The Abode is a 2023 American supernatural horror film directed by Claudia La Bianca. The screenplay was written by Andre Alves, with additional dialogues by Nick Smith. The film was produced by Alves, Karmel Bortoleti, Antonio Paz-Bezerra, and Nick Smith. It is a co-production between Eagle Star Films, Cherry On Top Productions, and Krygell Films.

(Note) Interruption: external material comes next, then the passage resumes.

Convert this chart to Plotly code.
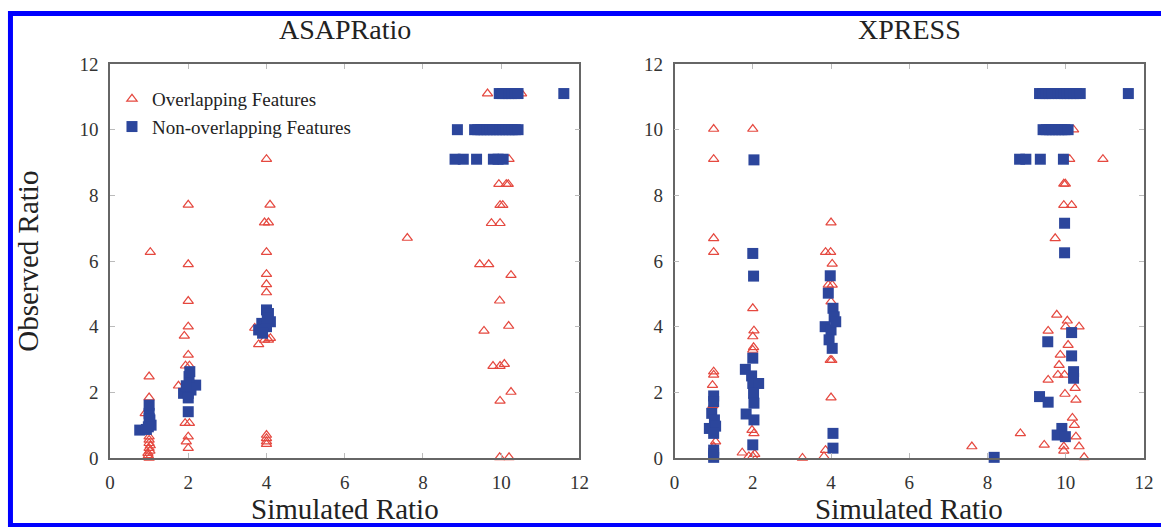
import plotly.graph_objects as go

# ---------------- data ----------------
# ASAPRatio - overlapping features (triangles)
asap_ov_x = [1.03, 1.0, 1.0, 0.9, 1.0, 1.0, 1.0, 0.97, 1.02, 1.0, 1.0, 1.03, 0.98,
             2.0, 2.0, 2.0, 2.0, 1.9, 2.0, 1.93, 2.03, 1.75, 1.92, 2.03, 2.0, 1.95, 2.0, 2.1,
             4.0, 4.09, 3.95, 4.05, 4.0, 4.0, 4.0, 4.0, 3.7, 3.8, 3.95, 4.05, 4.1, 4.0, 4.0, 4.0, 4.0,
             7.6,
             9.65, 10.52, 10.2, 9.94, 10.13, 10.18, 9.97, 10.04, 9.75, 9.97, 9.45, 9.68, 10.25,
             9.96, 10.19, 9.56, 9.79, 9.97, 10.08, 10.25, 9.97, 9.96, 10.2]
asap_ov_y = [6.27, 2.48, 1.84, 1.36, 0.65, 0.45, 0.3, 0.15, 0.22, 0.0, 0.55, 0.38, 0.08,
             7.71, 5.9, 4.78, 4.0, 3.72, 3.14, 2.81, 2.81, 2.2, 1.06, 1.06, 0.65, 0.5, 0.3, 2.3,
             9.1, 7.71, 7.17, 7.17, 6.27, 5.6, 5.29, 5.04, 3.96, 3.46, 3.6, 3.6, 3.65, 0.7, 0.6, 0.5, 0.42,
             6.7,
             11.1, 11.1, 9.1, 8.34, 8.34, 8.34, 7.7, 7.7, 7.15, 7.15, 5.9, 5.9, 5.57,
             4.79, 4.02, 3.87, 2.8, 2.8, 2.86, 2.01, 1.74, 0.02, 0.02]

# ASAPRatio - non-overlapping features (squares)
asap_nov_x = [0.76, 0.93, 1.05, 1.0, 1.0, 1.02, 1.0, 0.98,
              2.0, 1.88, 2.07, 2.19, 2.02, 2.04, 2.0, 2.0, 1.95,
              4.0, 4.05, 4.1, 3.88, 3.8, 4.0, 4.02, 3.9,
              9.95, 10.03, 10.11, 10.19, 10.27, 10.35, 10.43, 11.6,
              8.88, 9.32, 9.4, 9.48, 9.56, 9.64, 9.72, 9.8, 9.88, 9.96, 10.04, 10.12, 10.2, 10.28, 10.36, 10.43,
              8.82, 9.03, 9.37, 9.8, 9.92, 10.05]
asap_nov_y = [0.85, 0.87, 1.0, 1.36, 1.61, 1.16, 1.2, 0.95,
              1.97, 1.97, 2.07, 2.22, 2.48, 2.63, 1.83, 1.41, 2.2,
              4.51, 4.4, 4.15, 4.1, 3.9, 4.0, 4.25, 3.8,
              11.1, 11.1, 11.1, 11.1, 11.1, 11.1, 11.1, 11.1,
              10.0, 10.0, 10.0, 10.0, 10.0, 10.0, 10.0, 10.0, 10.0, 10.0, 10.0, 10.0, 10.0, 10.0, 10.0, 10.0,
              9.1, 9.1, 9.1, 9.1, 9.1, 9.1]

# XPRESS - overlapping features (triangles)
xp_ov_x = [1.0, 1.0, 1.0, 1.0, 1.0, 1.0, 0.97, 0.98, 1.05, 1.0,
           2.0, 2.0, 2.03, 2.0, 2.02, 2.0, 2.03, 1.98, 1.73, 1.9, 2.0, 2.05,
           4.0, 3.86, 3.99, 4.03, 3.93, 4.03, 4.0, 3.98, 4.02, 4.0, 3.86, 3.82, 3.27,
           7.6, 8.84,
           9.72, 10.2, 9.95, 10.1, 10.95, 9.95, 9.99, 9.95, 10.15, 9.73,
           9.77, 10.04, 10.34, 10.0, 9.55, 10.06, 9.86, 9.83, 9.8, 9.97, 9.55, 10.24, 9.98,
           10.26, 10.17, 10.22, 10.26, 9.45, 9.95, 9.95, 10.34, 10.47]
xp_ov_y = [10.02, 9.1, 6.69, 6.27, 2.63, 2.53, 2.22, 1.6, 0.5, 0.35,
           10.02, 4.56, 3.88, 3.7, 3.37, 3.29, 0.75, 0.85, 0.16, 0.05, 0.05, 0.12,
           7.17, 6.27, 6.27, 5.91, 5.27, 5.27, 4.76, 2.98, 2.98, 1.84, 0.24, 0.05, 0.0,
           0.35, 0.75,
           11.1, 10.0, 9.1, 9.1, 9.1, 8.35, 8.35, 7.7, 7.7, 6.69,
           4.36, 4.18, 4.0, 4.0, 3.87, 3.44, 3.14, 2.83, 2.53, 2.53, 2.38, 2.13, 1.95,
           1.77, 1.22, 1.0, 0.65, 0.4, 0.35, 0.22, 0.35, 0.02]

# XPRESS - non-overlapping features (squares)
xp_nov_x = [1.0, 1.0, 0.95, 1.02, 0.89, 1.05, 1.0, 1.0, 1.0, 1.0,
            2.03, 2.0, 2.02, 2.0, 1.81, 1.97, 2.0, 2.15, 2.02, 2.03, 1.83, 2.03, 2.0,
            3.98, 3.93, 4.05, 4.08, 3.85, 4.0, 4.12, 3.95, 4.03, 4.05, 4.05,
            9.33, 9.41, 9.49, 9.57, 9.65, 9.8, 9.88, 9.96, 10.04, 10.12, 10.2, 10.28, 10.37, 11.6,
            9.42, 9.5, 9.58, 9.66, 9.74, 9.82, 9.9, 9.98, 10.06,
            8.82, 8.98, 9.35, 9.94,
            9.97, 9.97, 10.15, 9.54, 10.15, 10.2, 10.2, 9.33, 9.55, 9.9, 9.78, 9.99, 8.17]
xp_nov_y = [1.89, 1.72, 1.36, 1.16, 0.9, 0.97, 0.75, 0.24, 0.1, 0.02,
            9.08, 6.23, 5.54, 3.04, 2.7, 2.5, 2.27, 2.27, 1.97, 1.67, 1.34, 1.16, 0.4,
            5.55, 5.02, 4.56, 4.3, 4.0, 3.9, 4.15, 3.6, 3.34, 0.75, 0.3,
            11.1, 11.1, 11.1, 11.1, 11.1, 11.1, 11.1, 11.1, 11.1, 11.1, 11.1, 11.1, 11.1, 11.1,
            10.0, 10.0, 10.0, 10.0, 10.0, 10.0, 10.0, 10.0, 10.0,
            9.1, 9.1, 9.1, 9.1,
            7.15, 6.25, 3.82, 3.54, 3.11, 2.63, 2.43, 1.87, 1.7, 0.9, 0.7, 0.65, 0.02]

panel_titles = ["ASAPRatio", "XPRESS"]
tick_vals = [0, 2, 4, 6, 8, 10, 12]

# ---------------- styling ----------------
SERIF = "Liberation Serif, Times New Roman, serif"
RED = "#e5483f"
BLUE = "#2c469c"

fig = go.Figure()

def add_panel(ovx, ovy, nvx, nvy, xa, ya, show):
    fig.add_trace(go.Scatter(
        x=ovx, y=ovy, mode="markers", name="Overlapping Features",
        legendgroup="ov", showlegend=show, cliponaxis=False,
        marker=dict(symbol="triangle-up-open", size=9, color=RED, line=dict(width=1.2, color=RED)),
        xaxis=xa, yaxis=ya))
    fig.add_trace(go.Scatter(
        x=nvx, y=nvy, mode="markers", name="Non-overlapping Features",
        legendgroup="nov", showlegend=show, cliponaxis=False,
        marker=dict(symbol="square", size=11, color=BLUE, line=dict(width=0)),
        xaxis=xa, yaxis=ya))

add_panel(asap_ov_x, asap_ov_y, asap_nov_x, asap_nov_y, "x", "y", True)
add_panel(xp_ov_x, xp_ov_y, xp_nov_x, xp_nov_y, "x2", "y2", False)

W, H = 1161, 527
L, R, T, B = 110, 7, 64, 69
pw = W - L - R
ph = H - T - B

def px_to_paper_x(px):
    return (px - L) / pw

def py_to_paper_y(py):
    return (H - B - py) / ph

axis_common = dict(
    range=[0, 12], tickvals=tick_vals, ticks="inside", ticklen=5, tickcolor="#bbbbbb",
    tickwidth=1, showgrid=False, zeroline=False, showline=True, linecolor="#666666",
    linewidth=1.5, mirror="ticks", tickfont=dict(family=SERIF, size=19, color="#333333"),
    ticklabelstandoff=6,
)

fig.update_layout(
    width=W, height=H,
    margin=dict(l=L, r=R, t=T, b=B),
    paper_bgcolor="white", plot_bgcolor="white",
    xaxis=dict(domain=[0, px_to_paper_x(584)], anchor="y", **axis_common),
    yaxis=dict(domain=[0, 1], anchor="x", **axis_common),
    xaxis2=dict(domain=[px_to_paper_x(680), 1], anchor="y2", **axis_common),
    yaxis2=dict(domain=[0, 1], anchor="x2", **axis_common),
    legend=dict(x=px_to_paper_x(112), y=py_to_paper_y(80), xanchor="left", yanchor="top",
                bgcolor="rgba(0,0,0,0)", font=dict(family=SERIF, size=19, color="#222222"),
                tracegroupgap=0, itemwidth=30),
    showlegend=True,
)

ann = []
for title, cx in zip(panel_titles, [347, 917]):
    ann.append(dict(text=title, x=px_to_paper_x(cx), y=py_to_paper_y(40), xref="paper", yref="paper",
                    xanchor="center", yanchor="bottom", showarrow=False,
                    font=dict(family=SERIF, size=28, color="#222222"), yshift=-7))
    ann.append(dict(text="Simulated Ratio", x=px_to_paper_x(cx), y=py_to_paper_y(527), xref="paper",
                    yref="paper", xanchor="center", yanchor="bottom", showarrow=False,
                    font=dict(family=SERIF, size=29, color="#222222")))
ann.append(dict(text="Observed Ratio", x=px_to_paper_x(27), y=py_to_paper_y(261), xref="paper", yref="paper",
                xanchor="center", yanchor="middle", showarrow=False, textangle=-90,
                font=dict(family=SERIF, size=29, color="#222222")))
fig.update_layout(annotations=ann)

# blue frame around the figure (right side beyond the window)
frame = dict(type="rect", xref="paper", yref="paper",
             x0=px_to_paper_x(9.5), x1=px_to_paper_x(1175),
             y0=py_to_paper_y(525.5), y1=py_to_paper_y(13.5),
             line=dict(color="#0000ff", width=5), fillcolor="rgba(0,0,0,0)", layer="above")
fig.update_layout(shapes=[frame])

fig.write_html("out.html", config={"displayModeBar": False},
               post_script="document.body.style.margin='0';document.body.style.overflow='hidden';")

In 2023, Dark Star Pictures
acquired the U.S. and Canadian distribution rights to the film.

== Premise ==
In the 18th century, a pirate known as Redbeard executes a Native American tribe in a fit of rage. Nearly three hundred years later, the spirits of the victims, the pirate, and his wife are cursed to relive the night of the tragedy.

== Cast ==
- Karmel Bortoleti as Jessica
- Ariadna Gonzales Medina as Lara
- Teance Blackburn as Dr. Roberts
- Montana Cypress as Talako.
- Vanessa Falabela as Sofia
- Chris Darsow as Redbeard / Mr. Smith

== Production ==
Principal photography began in St. Augustine, Florida, in November 2021 and wrapped in March 2022, with filming taking place at several locations throughout the state.

== Release ==
A special preview screening took place in Dunkirk, New York, in April 2024, featuring a Q&A with co-producer Nick Smith.